One Hundred Rupees एक सय रुपैयाँ
- Country: Nepal
- Value: रू 100 (pegged at ₹ 62.44)
- Width: 146 mm
- Height: 70 mm
- Security features: Security thread, micro-lettering, watermark, intaglio (raised) printing, latent image, see-through registration device, fluorescent ink (UV feature).
- Material used: Cotton Paper
- Years of printing: 2008 – present

Obverse
- Design: Mount Everest(Sagarmatha); detailed map of Nepal; Ashoka Pillar with inscription: LUMBINI THE BIRTHPLACE OF LORD BUDDHA.
- Designer: Nepal Rastra Bank
- Design date: 2008; 18 years ago (updated in 2025)

Reverse
- Design: A one-horned Rhinoceros and it's calf grazing in a grassy field.
- Designer: Nepal Rastra Bank
- Design date: 2008; 18 years ago

= Nepalese hundred-rupee note =

The Nepalese one-hundred-rupee banknote (रु 100) is a frequently used denomination of the Nepalese rupee.
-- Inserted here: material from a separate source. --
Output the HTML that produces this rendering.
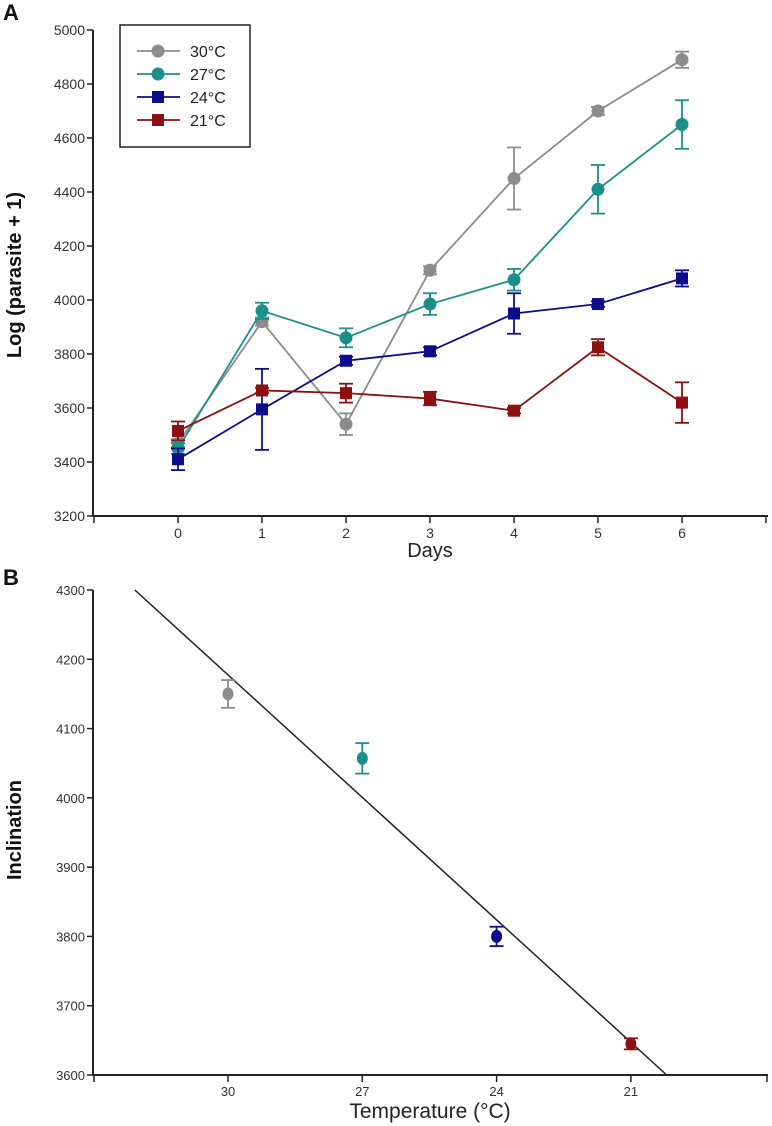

It is currently in circulation and commonly used for everyday and moderate-value transactions throughout Nepal.

Originally issued during the monarchy, the note featured the portrait of the king. After the monarchy was abolished in 2008, the Nepal Rastra Bank released a new series, replacing the royal portrait with imagery representing Nepal's natural beauty and cultural landmarks.